Pada dasarnya manusia terlalu kompleks untuk dipahami dari satu sisi, karena itu kebiasaan stereotip harus senantiasa ditekan. Ada begitu banyak motivasi, yang tidak mungkin dibaca hanya dari unsur primordial.
Pun, dengan perkembangan dunia, pola pikir stereotip menjadi kuno. Saat ini, siapapun bisa dan boleh menjadi apapun. Seperti orang Cina yang sah-sah saja untuk jadi pegawai negeri.
Kesukuan menjadi satu alasan kebanggaan, tak masalah. Sekosmpolitan apapun kita, ada unsur identitas yang akan melekat dalam diri kita dan mustahil diingkari.
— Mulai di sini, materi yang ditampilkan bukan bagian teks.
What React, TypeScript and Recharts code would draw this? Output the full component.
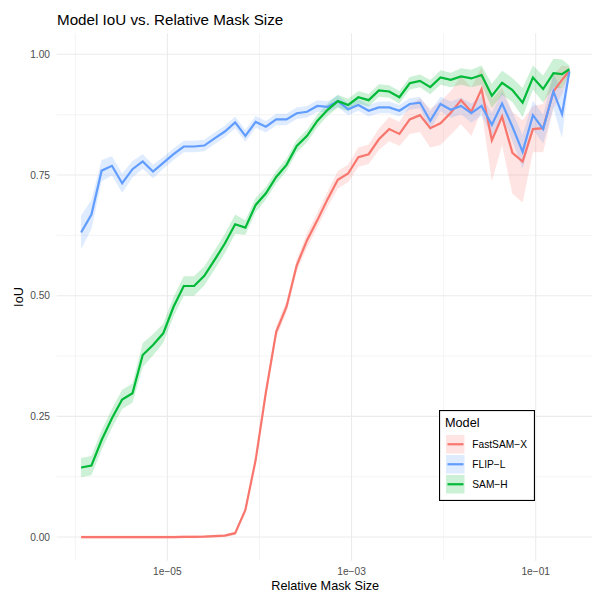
import React from 'react';
import { ComposedChart, Area, Line, XAxis, YAxis, CartesianGrid, Legend } from 'recharts';

// log10 of relative mask size (bin centres)
const logSize = [
  -5.937, -5.825, -5.714, -5.602, -5.491, -5.379, -5.268, -5.156, -5.045, -4.933,
  -4.822, -4.71, -4.599, -4.487, -4.376, -4.264, -4.153, -4.041, -3.93, -3.818,
  -3.706, -3.595, -3.483, -3.372, -3.26, -3.149, -3.037, -2.926, -2.814, -2.703,
  -2.591, -2.48, -2.368, -2.257, -2.145, -2.034, -1.922, -1.811, -1.699, -1.588,
  -1.476, -1.365, -1.253, -1.142, -1.03, -0.919, -0.807, -0.714, -0.634,
];

const fastSamMean = [
  0, 0, 0, 0, 0, 0, 0, 0, 0, 0,
  0.0005, 0.0005, 0.001, 0.002, 0.003, 0.008, 0.056, 0.16, 0.3, 0.425,
  0.477, 0.563, 0.615, 0.656, 0.7, 0.74, 0.753, 0.787, 0.793, 0.824,
  0.845, 0.835, 0.865, 0.874, 0.847, 0.857, 0.879, 0.905, 0.881, 0.928,
  0.822, 0.871, 0.796, 0.778, 0.845, 0.847, 0.923, 0.947, 0.966,
];
const fastSamHalf = [
  0.003, 0.003, 0.003, 0.003, 0.003, 0.003, 0.003, 0.003, 0.003, 0.003,
  0.003, 0.003, 0.003, 0.003, 0.003, 0.003, 0.005, 0.008, 0.01, 0.012,
  0.012, 0.013, 0.015, 0.015, 0.016, 0.018, 0.018, 0.02, 0.02, 0.022,
  0.025, 0.025, 0.03, 0.035, 0.04, 0.045, 0.045, 0.05, 0.05, 0.045,
  0.085, 0.06, 0.085, 0.085, 0.048, 0.05, 0.035, 0.03, 0.008,
];

const flipMean = [
  0.631, 0.668, 0.759, 0.769, 0.733, 0.762, 0.778, 0.757, 0.775, 0.793,
  0.809, 0.809, 0.811, 0.826, 0.84, 0.859, 0.831, 0.86, 0.85, 0.865,
  0.865, 0.878, 0.881, 0.893, 0.891, 0.903, 0.886, 0.895, 0.883, 0.89,
  0.89, 0.883, 0.897, 0.9, 0.862, 0.897, 0.885, 0.893, 0.878, 0.893,
  0.854, 0.898, 0.85, 0.798, 0.874, 0.845, 0.923, 0.876, 0.964,
];
const flipHalf = [
  0.035, 0.03, 0.022, 0.02, 0.02, 0.017, 0.015, 0.014, 0.012, 0.012,
  0.012, 0.012, 0.012, 0.012, 0.012, 0.012, 0.012, 0.012, 0.012, 0.012,
  0.012, 0.012, 0.012, 0.012, 0.012, 0.012, 0.012, 0.012, 0.012, 0.012,
  0.012, 0.012, 0.012, 0.012, 0.02, 0.015, 0.017, 0.017, 0.02, 0.02,
  0.025, 0.025, 0.03, 0.035, 0.03, 0.03, 0.035, 0.05, 0.008,
];

const samMean = [
  0.144, 0.148, 0.201, 0.246, 0.285, 0.298, 0.377, 0.398, 0.422, 0.477,
  0.52, 0.52, 0.541, 0.574, 0.608, 0.648, 0.641, 0.688, 0.712, 0.746,
  0.771, 0.81, 0.831, 0.862, 0.885, 0.903, 0.895, 0.911, 0.905, 0.925,
  0.923, 0.911, 0.94, 0.945, 0.932, 0.952, 0.947, 0.954, 0.95, 0.957,
  0.914, 0.941, 0.926, 0.9, 0.952, 0.928, 0.961, 0.959, 0.969,
];
const samHalf = [
  0.02, 0.02, 0.02, 0.02, 0.02, 0.02, 0.025, 0.022, 0.02, 0.02,
  0.02, 0.02, 0.02, 0.02, 0.02, 0.02, 0.015, 0.015, 0.013, 0.013,
  0.013, 0.013, 0.013, 0.013, 0.013, 0.013, 0.013, 0.013, 0.013, 0.013,
  0.013, 0.013, 0.013, 0.013, 0.015, 0.015, 0.015, 0.017, 0.018, 0.02,
  0.025, 0.025, 0.025, 0.03, 0.025, 0.028, 0.03, 0.03, 0.008,
];

const xMajor = [-5, -3, -1];
const xMinor = [-6, -4, -2];
const xTickLabels = ['1e\u221205', '1e\u221203', '1e\u221201'];
const yMajor = [0, 0.25, 0.5, 0.75, 1];
const yMinor = [0.125, 0.375, 0.625, 0.875];

const series = [
  { key: 'fast', name: 'FastSAM\u2212X', color: '#F8766D', mean: fastSamMean, half: fastSamHalf },
  { key: 'flip', name: 'FLIP\u2212L', color: '#619CFF', mean: flipMean, half: flipHalf },
  { key: 'sam', name: 'SAM\u2212H', color: '#00BA38', mean: samMean, half: samHalf },
];

const data = logSize.map((x, i) => {
  const row: any = { x };
  series.forEach((s) => {
    row[s.key] = s.mean[i];
    row[s.key + 'Band'] = [s.mean[i] - s.half[i], s.mean[i] + s.half[i]];
  });
  return row;
});

const font = '"Liberation Sans", Arial, Helvetica, sans-serif';

const LegendBox = () => (
  <svg width={96} height={91} style={{ display: 'block', fontFamily: font }}>
    <rect x={0.55} y={0.55} width={94.9} height={89.9} fill="#fff" stroke="#000" strokeWidth={1.1} />
    <text x={6} y={16.7} fontSize={12.7} fill="#000">Model</text>
    {series.map((s, i) => (
      <g key={s.key}>
        <rect x={7} y={25 + i * 20} width={18.5} height={18.5} fill={s.color} fillOpacity={0.2} />
        <line x1={8.5} x2={24.5} y1={34.25 + i * 20} y2={34.25 + i * 20} stroke={s.color} strokeWidth={2.2} />
        <text x={33.3} y={37.9 + i * 20} fontSize={10.2} fill="#000">{s.name}</text>
      </g>
    ))}
  </svg>
);

const App = () => {
  return (
    <div
      style={{
        position: 'absolute',
        left: 0,
        top: 0,
        width: 592,
        height: 593,
        overflow: 'hidden',
        background: '#fff',
        fontFamily: font,
      }}
    >
      <div
        style={{
          position: 'absolute',
          left: 57,
          top: 10.7,
          fontSize: 15.2,
          lineHeight: '18px',
          color: '#000',
          whiteSpace: 'nowrap',
        }}
      >
        Model IoU vs. Relative Mask Size
      </div>
      <ComposedChart
        width={600}
        height={593}
        data={data}
        margin={{ top: 33.3, right: 6.3, bottom: 0, left: 0 }}
        style={{ fontFamily: font }}
      >
        <CartesianGrid
          stroke="#EBEBEB"
          strokeWidth={0.55}
          horizontalValues={yMinor}
          verticalValues={xMinor}
        />
        <CartesianGrid
          stroke="#EBEBEB"
          strokeWidth={1.07}
          horizontalValues={yMajor}
          verticalValues={xMajor}
        />
        <XAxis
          type="number"
          dataKey="x"
          domain={[-6.202, -0.37]}
          ticks={xMajor}
          interval={0}
          allowDataOverflow
          tickFormatter={(v: number) => xTickLabels[xMajor.indexOf(v)] ?? ''}
          axisLine={false}
          tickLine={false}
          tickSize={5}
          tickMargin={2.1}
          height={32.3}
          tick={{ fill: '#4D4D4D', fontSize: 10.2, fontFamily: font }}
          label={{ value: 'Relative Mask Size', position: 'insideBottom', offset: 3, fill: '#000', fontSize: 12.7, fontFamily: font }}
        />
        <YAxis
          type="number"
          domain={[-0.049, 1.0435]}
          ticks={yMajor}
          interval={0}
          allowDataOverflow
          tickFormatter={(v: number) => v.toFixed(2)}
          axisLine={false}
          tickLine={false}
          tickSize={4}
          tickMargin={2.7}
          width={56.7}
          tick={{ fill: '#4D4D4D', fontSize: 10.2, fontFamily: font }}
          label={{
            value: 'IoU',
            angle: -90,
            position: 'insideLeft',
            offset: 18.8,
            fill: '#000',
            fontSize: 12.7,
            fontFamily: font,
            style: { textAnchor: 'middle' },
          }}
        />
        {series.map((s) => (
          <Area
            key={s.key + 'Band'}
            type="linear"
            dataKey={s.key + 'Band'}
            stroke="none"
            fill={s.color}
            fillOpacity={0.2}
            dot={false}
            activeDot={false}
            legendType="none"
            isAnimationActive={false}
          />
        ))}
        {series.map((s) => (
          <Line
            key={s.key}
            type="linear"
            dataKey={s.key}
            name={s.name}
            stroke={s.color}
            strokeWidth={2.2}
            dot={false}
            activeDot={false}
            isAnimationActive={false}
          />
        ))}
        <Legend
          layout="vertical"
          align="center"
          verticalAlign="middle"
          wrapperStyle={{ left: 439, top: 410, width: 96, height: 91 }}
          content={() => <LegendBox />}
        />
      </ComposedChart>
    </div>
  );
};

export default App;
Catatannya adalah, membanggakan hal itu tentu tanpa perlu menutup pintu bagi orang lain yang berbeda.
Saya keturunan Tionghoa dan belum pernah berpikir menikahi koko-koko. Saya gadis tanpa nama China yang sangat bangga menjadi Indonesia. Saya tidak mau menoleransi kekangan primordialisme. Sama halnya ketika saya tidak memahami mengapa ada para pemuda Batak yang menunda menikah hanya untuk setia menanti pariban, namun saya memilih menghargai pilihan itu, sayapun ingin dihargai tentang pilihan-pilihan yang mungkin tidak sesuai idealisme kebanyakan orang. Termasuk, saya ingin didukung menjadi abdi negeri tanpa perlu ditanya dengan nada negatif, "Kok tumben?"
Selamat hari Kamis, dari saya, Claudya Tio Elleossa.
Gadis Cina yang cinta mati sama Indonesia.